The European Financial Stability Facility (EFSF) could be boosted in two ways:

It could be used as an insurance that investors can apply for when they buy sovereign bonds in the primary market. The insurance would cover a portion of the principal value of the bond, but the precise amount would depend on market conditions and circumstances of the country.

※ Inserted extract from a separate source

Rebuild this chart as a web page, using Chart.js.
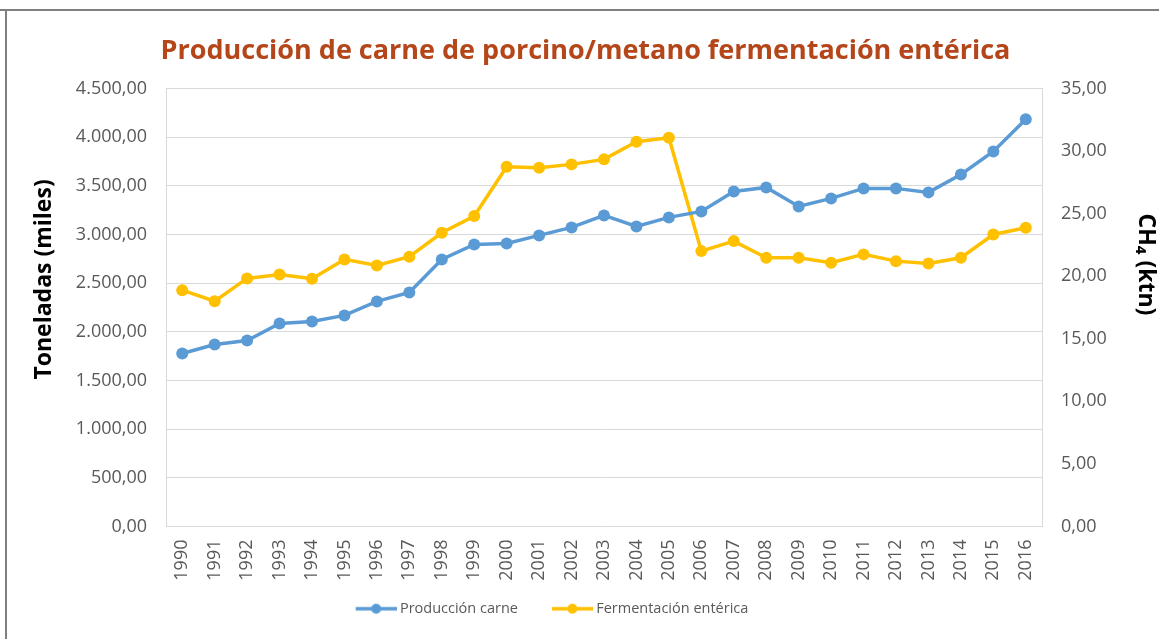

One or several special purpose vehicles (SPVs) could be set up that will be able to fund EFSF operations. A dedicated SPV would have a mandate to fund member states in trouble and buy sovereign bonds. Its capital would come from existing EFSF funds as well as international investment from the private and public sectors. Officials say that this could attract sovereign wealth funds, risk-capital investors and “potentially” some long-term institutional investors. The SPV would be able to buy bonds on the primary and the secondary markets.

What happens next

3-4 November

Leaders of the G20 group of the richest and emerging economies meet in Cannes to discuss the deal agreed by the eurozone on 27 October.

17 November

The eurozone's 17 finance ministers meet to finalise the new-look European Financial Stability Facility (EFSF), to ‘leverage' its firepower. Finance ministers from all 27 EU member states meet the following day.

29 November

Eurozone finance ministers meet again and are expected to finalise the EFSF changes. Finance ministers from all member states meet the following day.

December

The presidents of the European Council, European Commission and Eurogroup present an interim report on steps to “strengthen the economic union”, including the possibility of treaty change.

March 2012

The report on how to implement measures to strengthen economic union to be finalised

End of June 2012

Deadline for banks to implement a “comprehensive set of measures to raise confidence” in the sector by increasing their core tier-one capital holdings to 9%.